Aminah L. Ahmad (born Rosemary Llanchie Stevenson), formerly known professionally as Llanchie Stevenson, is an American ballet dancer who was the first African-American dancer at Radio City Music Hall Ballet Company, the first African-American female dancer at the National Ballet of Washington, and an original company member and former principal dancer with Dance Theatre of Harlem. She retired from dancing upon her conversion to Islam.

==Dance training==
Rosemary Llanchie Stevenson began her dance training at the Bernice Johnson Dance Studio. She enrolled at Fiorello H. LaGuardia High School of Music & Art and Performing Arts as a dance major with an emphasis on classical ballet but was dissuaded from continuing classical dance training due to her race, and was switched over to modern dance studies. Her father complained about the change, as Stevenson wanted to become a professional ballet dancer, and she was put back in her classical studies.

==Career==
After graduating from LaGuardia when she was seventeen years old she took a class at Alvin Ailey American Dance Theater. She was noticed by Alvin Ailey and he invited her to join the professional company. She toured with Alvin Ailey American Dance Theater as a modern dancer, but kept up her ballet and pointe training, upon Ailey's insistence. Ailey encouraged Stevenson to audition for the ballet company at Radio City Music Hall. She auditioned and was told to work on her fouettés and come back in two weeks. She auditioned again and was accepted, joining the Radio City Music Hall Ballet Company as its first African-American dancer.

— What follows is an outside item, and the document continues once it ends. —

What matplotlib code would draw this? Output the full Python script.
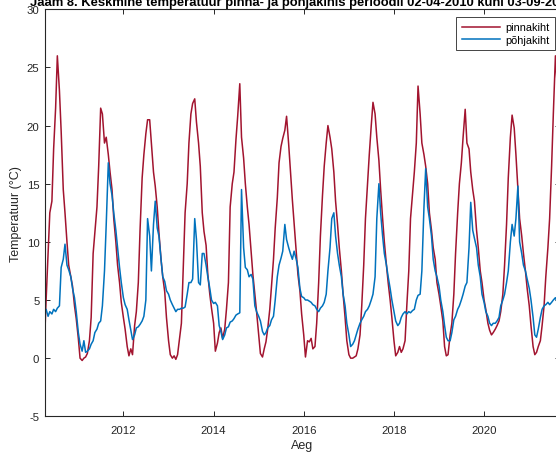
import matplotlib
matplotlib.use("Agg")
import matplotlib.pyplot as plt
import pandas as pd

plt.rcParams['font.family'] = ['Liberation Sans', 'DejaVu Sans']

title = "Jaam 8. Keskmine temperatuur pinna- ja põhjakihis perioodil 02-04-2010 kuni 03-09-2021"
xlabel = "Aeg"
ylabel = "Temperatuur (°C)"
series_names = ["pinnakiht", "põhjakiht"]
year_ticks = [2012, 2014, 2016, 2018, 2020]
y_ticks = [-5, 0, 5, 10, 15, 20, 25, 30]

# semi-monthly sample dates (1st and 15th of each month)
dates = pd.date_range("2010-04-01", "2021-09-01", freq="SMS")

# surface layer (pinnakiht), one row per season Apr..Mar
red_2010 = [1.0, 5.0, 9.0, 12.5, 13.5, 18.0, 21.5, 26.0, 23.0, 19.5, 14.5, 12.5, 10.0, 8.0, 7.0, 6.2, 4.5, 3.4, 1.7, 0.0, -0.2, 0.0, 0.1, 0.4]
red_2011 = [1.5, 3.5, 9.0, 10.8, 13.0, 16.5, 21.5, 21.0, 18.5, 19.0, 17.5, 16.0, 14.5, 12.0, 10.0, 8.0, 6.5, 4.8, 3.5, 2.5, 1.0, 0.2, 0.8, 0.3]
red_2012 = [2.8, 4.0, 6.5, 11.0, 15.5, 17.5, 19.3, 20.5, 20.5, 18.5, 16.0, 14.8, 13.0, 10.8, 8.5, 7.0, 5.7, 3.5, 1.5, 0.3, 0.0, 0.2, -0.1, 0.3]
red_2013 = [1.8, 3.0, 8.0, 12.5, 15.0, 18.5, 21.0, 21.9, 22.3, 20.3, 18.5, 16.5, 12.5, 10.9, 9.7, 7.2, 5.5, 4.3, 3.0, 0.6, 1.3, 2.2, 2.6, 1.7]
red_2014 = [2.5, 4.2, 6.5, 13.0, 15.0, 16.0, 18.8, 20.8, 23.6, 19.0, 17.2, 15.0, 13.0, 11.5, 9.1, 7.2, 5.5, 4.0, 2.0, 0.4, 0.1, 0.8, 1.4, 2.5]
red_2015 = [4.2, 6.2, 8.5, 11.2, 13.8, 16.8, 18.2, 18.9, 19.6, 20.8, 18.4, 16.1, 13.6, 11.6, 9.1, 7.2, 5.8, 3.8, 2.0, 0.1, 1.5, 1.4, 1.7, 0.8]
red_2016 = [1.0, 3.0, 6.5, 10.5, 14.0, 16.5, 18.5, 20.0, 19.0, 18.0, 16.0, 13.5, 11.5, 9.5, 7.5, 5.5, 3.5, 1.5, 0.3, 0.0, 0.0, 0.1, 0.2, 0.8]
red_2017 = [2.0, 4.5, 8.0, 12.0, 15.0, 17.5, 20.0, 22.0, 21.0, 19.0, 17.0, 14.5, 12.0, 10.0, 8.0, 6.5, 5.0, 3.5, 1.5, 0.2, 0.5, 1.0, 0.5, 0.8]
red_2018 = [1.5, 4.5, 7.5, 12.0, 14.2, 16.0, 18.5, 23.4, 21.0, 18.5, 17.5, 16.5, 15.0, 12.5, 11.0, 9.5, 8.5, 6.5, 5.5, 4.5, 3.2, 1.0, 0.2, 0.3]
red_2019 = [2.0, 3.0, 5.5, 9.0, 12.5, 15.0, 16.8, 19.0, 21.4, 18.5, 18.0, 16.0, 14.5, 13.5, 11.0, 9.5, 7.5, 6.5, 5.0, 4.2, 3.0, 2.4, 2.0, 2.2]
red_2020 = [2.5, 2.8, 3.2, 4.0, 5.5, 8.0, 11.5, 15.5, 19.0, 20.9, 19.8, 17.5, 14.5, 12.0, 10.5, 9.0, 7.5, 6.0, 4.5, 2.8, 1.0, 0.3, 0.5, 1.0]
red_2021 = [1.5, 2.8, 4.5, 7.0, 9.5, 12.0, 16.5, 21.0, 26.0, 23.5, 23.0]

# bottom layer (põhjakiht)
blue_2010 = [3.8, 4.2, 3.6, 4.0, 3.8, 4.2, 4.0, 4.3, 4.5, 7.8, 8.5, 9.8, 8.0, 7.6, 7.0, 6.0, 5.2, 4.0, 2.2, 1.2, 0.6, 1.5, 0.5, 0.6]
blue_2011 = [0.8, 1.2, 1.5, 2.2, 2.5, 3.0, 3.2, 4.5, 7.5, 11.5, 16.8, 15.0, 14.0, 12.5, 11.0, 9.5, 7.8, 6.5, 5.2, 4.6, 4.2, 3.3, 2.4, 1.6]
blue_2012 = [2.0, 2.6, 2.7, 2.9, 3.2, 3.6, 5.0, 12.0, 10.5, 7.5, 11.5, 13.5, 11.2, 10.5, 8.5, 7.0, 6.6, 5.8, 5.5, 5.0, 4.6, 4.3, 4.0, 4.2]
blue_2013 = [4.2, 4.3, 4.3, 4.4, 5.5, 6.5, 6.5, 6.8, 12.0, 10.2, 6.5, 6.3, 9.0, 9.0, 8.0, 7.0, 6.0, 5.0, 4.7, 4.8, 4.5, 2.8, 2.3, 1.6]
blue_2014 = [2.0, 2.6, 2.7, 3.1, 3.2, 3.4, 3.7, 3.8, 3.9, 14.5, 9.5, 7.8, 7.6, 7.0, 7.2, 6.8, 4.5, 4.0, 3.6, 3.2, 2.3, 2.0, 2.2, 2.6]
blue_2015 = [2.8, 3.3, 3.6, 5.0, 7.0, 8.0, 8.6, 9.2, 11.5, 10.2, 9.5, 9.0, 8.5, 9.2, 8.5, 7.8, 6.0, 5.3, 5.2, 5.0, 5.0, 4.9, 4.8, 4.6]
blue_2016 = [4.5, 4.2, 4.0, 4.3, 4.5, 4.8, 5.5, 7.5, 9.5, 12.0, 12.5, 10.5, 9.0, 8.0, 7.0, 5.5, 4.5, 3.0, 2.0, 1.0, 1.2, 1.5, 2.0, 2.5]
blue_2017 = [3.0, 3.3, 3.6, 4.0, 4.2, 4.5, 5.0, 5.5, 7.0, 12.0, 15.0, 12.5, 10.5, 9.0, 8.0, 7.0, 6.0, 5.0, 4.0, 3.2, 2.8, 3.0, 3.5, 3.8]
blue_2018 = [4.0, 3.8, 4.0, 3.9, 4.1, 4.2, 5.0, 5.4, 5.5, 7.5, 13.0, 16.3, 13.0, 12.0, 10.5, 8.5, 7.5, 7.0, 6.2, 5.0, 4.0, 2.8, 1.8, 1.5]
blue_2019 = [1.5, 2.2, 3.3, 3.6, 4.2, 4.5, 5.0, 5.5, 6.2, 6.5, 9.5, 13.4, 11.0, 10.3, 9.5, 8.0, 7.0, 5.5, 4.8, 4.0, 3.6, 3.0, 2.8, 3.0]
blue_2020 = [3.0, 3.2, 3.5, 4.5, 5.0, 5.5, 6.5, 7.5, 10.0, 11.5, 10.5, 12.0, 14.8, 10.0, 9.0, 8.0, 7.5, 6.8, 6.0, 5.0, 3.5, 2.0, 1.8, 2.5]
blue_2021 = [3.5, 4.2, 4.5, 4.6, 4.8, 4.6, 4.8, 5.0, 5.2, 4.8, 5.0]

pinnakiht = (red_2010 + red_2011 + red_2012 + red_2013 + red_2014 + red_2015 + red_2016
             + red_2017 + red_2018 + red_2019 + red_2020 + red_2021)
pohjakiht = (blue_2010 + blue_2011 + blue_2012 + blue_2013 + blue_2014 + blue_2015 + blue_2016
             + blue_2017 + blue_2018 + blue_2019 + blue_2020 + blue_2021)
assert len(pinnakiht) == len(dates) == len(pohjakiht)

RED = "#A2142F"
BLUE = "#0072BD"
AXC = "#262626"

W, H = 556, 456
fig = plt.figure(figsize=(W / 100, H / 100), dpi=100)
left, right, top, bottom = 44.5, 559.5, 10.3, 417.3
ax = fig.add_axes([left / W, 1 - bottom / H, (right - left) / W, (bottom - top) / H])

ax.plot(dates, pinnakiht, color=RED, lw=1.1, label=series_names[0])
ax.plot(dates, pohjakiht, color=BLUE, lw=1.1, label=series_names[1])

ax.set_xlim(pd.Timestamp("2010-04-02"), pd.Timestamp("2021-09-03"))
ax.set_ylim(-5, 30)
ax.set_yticks(y_ticks)
ax.set_yticklabels([str(v) for v in y_ticks])
ax.set_xticks([pd.Timestamp(f"{y}-01-01") for y in year_ticks])
ax.set_xticklabels([str(y) for y in year_ticks])

for s in ax.spines.values():
    s.set_color(AXC)
    s.set_linewidth(0.8)
ax.tick_params(axis='both', direction='in', length=3.6, width=0.7, colors=AXC,
               labelsize=8.2, top=True, right=True)
ax.tick_params(axis='x', pad=6)
ax.tick_params(axis='y', pad=3.7)

ax.set_xlabel(xlabel, fontsize=9, color=AXC)
ax.xaxis.set_label_coords(0.5, -0.055)
ax.set_ylabel(ylabel, fontsize=9, color=AXC)
ax.yaxis.set_label_coords((22 - left) / (right - left), 0.5)

t = ax.text(0.5, 1 + 4.3 / (bottom - top), title, transform=ax.transAxes, ha='center',
            va='baseline', fontsize=9, fontweight='bold', color='black')
fig.canvas.draw()
wpx = t.get_window_extent().width
t.set_fontsize(9 * 548 / wpx)

leg = ax.legend(loc='upper right', bbox_to_anchor=(555 / W, 1 - 18 / H),
                bbox_transform=fig.transFigure, borderaxespad=0, fontsize=7.9,
                handlelength=3.5, handletextpad=0.45, labelspacing=0.22,
                borderpad=0.5, fancybox=False, framealpha=1)
leg.get_frame().set_edgecolor(AXC)
leg.get_frame().set_linewidth(0.6)

fig.savefig("out.png", dpi=100)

Due to her race, original roles were created for her as there weren't many roles within classical ballets that were traditionally for black dancers.

Stevenson left Radio City Music Hall and auditioned to be a student at the School of American Ballet with hopes of joining the New York City Ballet. She was accepted and received a scholarship to study at the school. She was a student at the School of American Ballet for two years but was not offered a position in the company, despite many of her classmates joining. She asked George Balanchine, director of the School of American Ballet and New York City Ballet, what her prospects were for dancing professionally. Balanchine expressed that although Arthur Mitchell, an African-American male dancer, was dancing with New York City Ballet, the company was not ready to have a woman of color, stating that a black woman would "break the corps line."

Stevenson later auditioned for Frederic Franklin's National Ballet of Washington and was accepted as a member of the corps de ballet. She was the only African-American dancer in the company at the time she joined. After dancing in the corps at the National Ballet of Washington for a few years, she was contacted by Arthur Mitchell, who had retired from New York City Ballet and founded Dance Theatre of Harlem, to join his company. She joined Dance Theatre of Harlem as a founding member and was the company's first principal dancer. She danced many principal roles at Dance Theatre of Harlem, including one of the lead roles in Balanchine's Concerto Barocco. She toured with the company and even performed at Jacob's Pillow Dance. While at Dance Theatre of Harlem, Stevenson wore brown tights over her pink tights, paving the way for ballet dancers of color to start wearing brown tights and pointe shoes, breaking from the tradition of pink tights and shoes.

==Conversion and retirement==
Stevenson began feeling discouraged after she stopped being cast in roles she wanted at Dance Theatre of Harlem despite being a principal dancer, believing the cause to be her weight. She began reading the book How to Eat to Live by Elijah Muhammad to help her lose weight and was inspired by the book's messages about Islam. She lost weight and began receiving desired roles again at Dance Theatre of Harlem. After reading about Allah in Muhammad's book, she decided to attend Nation of Islam meetings. She identified with many teaches and practices of the Nation of Islam and officially converted from Christianity to Islam, changing her name to Aminah. She and her husband practiced Islam through the Nation of Islam, but later left the Nation and joined mainstream Islam.

Due to traditional Islamic teachings forbidding women to perform in front of men, perform in public, and dancing uncovered, Stevenson decided to retire from ballet. After retiring she taught ballet and gymnastics to Muslim girls with the focus on discipline and physical health, not with the intention of pre-professional training.